New Delhi, March 29 (IANS) The Supreme Court Thursday criticized the Punjab government for enacting a “drama” to frustrate the execution of death sentence awarded to Sikh terrorist Balwant Singh Rajoana in the assassination of then Punjab chief minister Beant Singh in 1995.
The apex court bench of Justice G.S. Singhvi and Justice S.J. Mukhopadhaya observed: “We would have liked to avoid everything… but what has happened in last four days in a particular state is a telling situation.”
“If decision was taken at an appropriate time, the public exchequer would have been saved many crore of rupees,” the court observed.
The court described the entire thing as a drama.
The court further said: “When a person is convicted of a murder of a chief minister in broad daylight, it is being noticed that person is guilty of terrorism, and in this case he has found support of political parties. Parties have garnered support from such persons… how can they now leave them.”
The court said this in the course of the hearing where it is examining the question whether a convict who has filed a mercy petition was entitled to commutation of death sentence to life imprisonment on the grounds of inordinate delay in deciding his mercy petition.
The court Wednesday during the hearing of the matter had pointing to the different treatment different convicts on the death row receive. The court observed that those who have godfathers within and outside the country to orchestrate their case get a different treatment than those who are mute. The court wondered if “we are a country of drum beaters”.
Appearing for the government, Additional Solicitor General Harin Rawal told the court that the president would be provided with the health record of the convict on death row only of the time when he had committed the offence and not concerning his health today.

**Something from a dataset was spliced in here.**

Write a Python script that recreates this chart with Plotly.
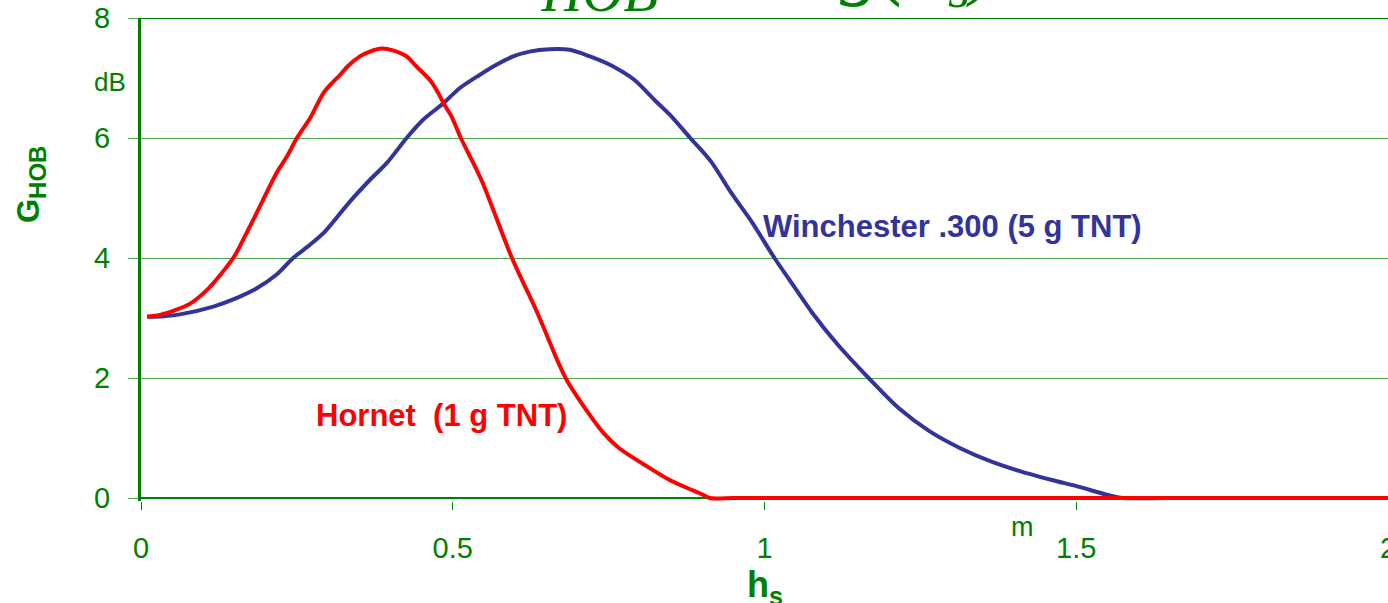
import plotly.graph_objects as go

# Hornet (1 g TNT)
hornet_h = [0.01, 0.030, 0.052, 0.079, 0.108, 0.129, 0.151, 0.169, 0.185, 0.201, 0.217, 0.234,
            0.25, 0.271, 0.292, 0.303, 0.319, 0.332, 0.351, 0.367, 0.386, 0.404, 0.426, 0.442,
            0.463, 0.474, 0.487, 0.498, 0.513, 0.546, 0.595, 0.636, 0.681, 0.718, 0.742, 0.767,
            0.808, 0.848, 0.902, 0.912, 0.95, 1.0, 1.2, 1.5, 1.8, 2.0]
hornet_g = [3.02, 3.05, 3.12, 3.24, 3.49, 3.74, 4.05, 4.41, 4.74, 5.08, 5.41, 5.69,
            6.0, 6.33, 6.74, 6.88, 7.05, 7.20, 7.36, 7.44, 7.49, 7.46, 7.36, 7.19,
            6.97, 6.8, 6.55, 6.36, 6.0, 5.3, 4.0, 3.08, 2.0, 1.41, 1.08, 0.83,
            0.55, 0.30, 0.05, 0.0, 0.0, 0.0, 0.0, 0.0, 0.0, 0.0]

# Winchester .300 (5 g TNT)
win_h = [0.01, 0.036, 0.0625, 0.116, 0.153, 0.185, 0.217, 0.244, 0.271, 0.295, 0.335,
         0.367, 0.394, 0.426, 0.452, 0.485, 0.511, 0.543, 0.57, 0.597, 0.623, 0.655, 0.6875,
         0.72, 0.752, 0.791, 0.824, 0.848, 0.881, 0.914, 0.947, 0.979, 1.016, 1.045, 1.077,
         1.118, 1.167, 1.216, 1.265, 1.314, 1.363, 1.412, 1.461, 1.503, 1.551, 1.575, 1.65,
         1.8, 2.0]
win_g = [3.02, 3.03, 3.06, 3.19, 3.33, 3.49, 3.72, 4.0, 4.22, 4.44, 4.94,
         5.30, 5.58, 6.0, 6.3, 6.58, 6.83, 7.05, 7.22, 7.36, 7.44, 7.48, 7.47,
         7.36, 7.22, 6.97, 6.63, 6.39, 6.0, 5.61, 5.08, 4.61, 4.0, 3.56, 3.08,
         2.55, 2.0, 1.49, 1.11, 0.83, 0.61, 0.44, 0.30, 0.19, 0.05, 0.0, 0.0,
         0.0, 0.0]

x_ticks = [0, 0.5, 1, 1.5, 2]
x_tick_labels = ["0", "0.5", "1", "1.5", "2"]
y_ticks = [0, 2, 4, 6, 8]
y_tick_labels = ["0", "2", "4", "6", "8"]

GREEN = "#008000"
GRID = "#4CA64C"
RED = "#FF0000"
BLUE = "#333399"
SANS = "Liberation Sans, Arial, sans-serif"
SERIF = "Liberation Serif, Times New Roman, serif"

fig = go.Figure()
fig.add_trace(go.Scatter(x=win_h, y=win_g, mode="lines",
                         line=dict(color=BLUE, width=4, shape="spline", smoothing=0.8),
                         name="Winchester .300 (5 g TNT)"))
fig.add_trace(go.Scatter(x=hornet_h, y=hornet_g, mode="lines",
                         line=dict(color=RED, width=4, shape="spline", smoothing=0.8),
                         name="Hornet (1 g TNT)"))

fig.update_layout(
    width=1388, height=603,
    margin=dict(l=141, r=0, t=18, b=102, autoexpand=False),
    paper_bgcolor="white", plot_bgcolor="white",
    showlegend=False,
    xaxis=dict(range=[0, 2], tickvals=x_ticks, ticktext=x_tick_labels,
               showgrid=False, zeroline=False, showline=False, automargin=False,
               ticks="outside", ticklen=8, tickcolor=GREEN, tickwidth=1,
               tickfont=dict(family=SANS, size=29, color=GREEN),
               ticklabelstandoff=13, ticklabeloverflow="allow"),
    yaxis=dict(range=[-0.05, 8], tickvals=y_ticks, ticktext=y_tick_labels,
               showgrid=True, gridcolor=GRID, gridwidth=1, automargin=False,
               zeroline=True, zerolinecolor=GREEN, zerolinewidth=2,
               showline=True, linecolor=GREEN, linewidth=3,
               ticks="outside", ticklen=10, tickcolor=GRID, tickwidth=1,
               tickfont=dict(family=SANS, size=29, color=GREEN),
               ticklabelstandoff=12, ticklabeloverflow="allow"),
)

fig.add_shape(type="line", xref="paper", yref="y", x0=0, x1=1, y0=8, y1=8,
              line=dict(color=GREEN, width=2))

anns = [
    dict(text="<b>Hornet\u00a0\u00a0(1 g TNT)</b>", xref="x", yref="y", x=0.482, y=1.367,
         font=dict(family=SANS, size=31, color=RED)),
    dict(text="<b>Winchester .300 (5 g TNT)</b>", xref="x", yref="y", x=1.301, y=4.53,
         font=dict(family=SANS, size=31, color=BLUE)),
    dict(text="dB", xref="paper", yref="paper", x=-0.0249, y=0.8675,
         font=dict(family=SANS, size=26, color=GREEN)),
    dict(text="m", xref="paper", yref="paper", x=0.7065, y=-0.0538,
         font=dict(family=SANS, size=27, color=GREEN)),
    dict(text="<b>G<sub><span style='font-size:24px'>HOB</span></sub></b>", xref="paper", yref="paper",
         x=-0.0878, y=0.6553, textangle=-90,
         font=dict(family=SANS, size=31, color=GREEN)),
    dict(text="<b>h<sub>s</sub></b>", xref="paper", yref="paper", x=0.5004, y=-0.1263,
         yanchor="top", font=dict(family=SANS, size=36, color=GREEN)),
    dict(text="<i>G<sub>HOB</sub></i>", xref="paper", yref="paper", x=0.4162, y=1,
         xanchor="right", yanchor="bottom", yshift=-7,
         font=dict(family=SERIF, size=81, color=GREEN)),
    dict(text="<i>= g(h<sub>s</sub>)</i>", xref="paper", yref="paper", x=0.4988, y=1,
         xanchor="left", yanchor="bottom", yshift=-3,
         font=dict(family=SERIF, size=81, color=GREEN)),
]
for a in anns:
    a.setdefault("showarrow", False)
    a.setdefault("xanchor", "center")
    a.setdefault("yanchor", "middle")
    fig.add_annotation(**a)

fig.write_html("out.html", config={"displayModeBar": False},
               post_script="document.body.style.margin='0px';")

Rawal said this while responding to the court’s query Wednesday whether non placement of Devender Pal Singh Bhullar’s latest health reports before the President at the time of deciding his mercy petition did not merit a judicial review of the rejection of his mercy petition.
Contesting Bhullar’s plea that inordinate delay in deciding his mercy petition was in itself a ground for the commutation of his death sentence, Rawal said that mere delay was not enough for the remission of death sentence to life imprisonment.
Bhullar was convicted and awarded death sentence for his involvement in a bomb blast at Youth Congress office in 1993. Bhullar had filed the mercy petition on Jan 14, 2003 which was rejected by the President on May 25, 2011.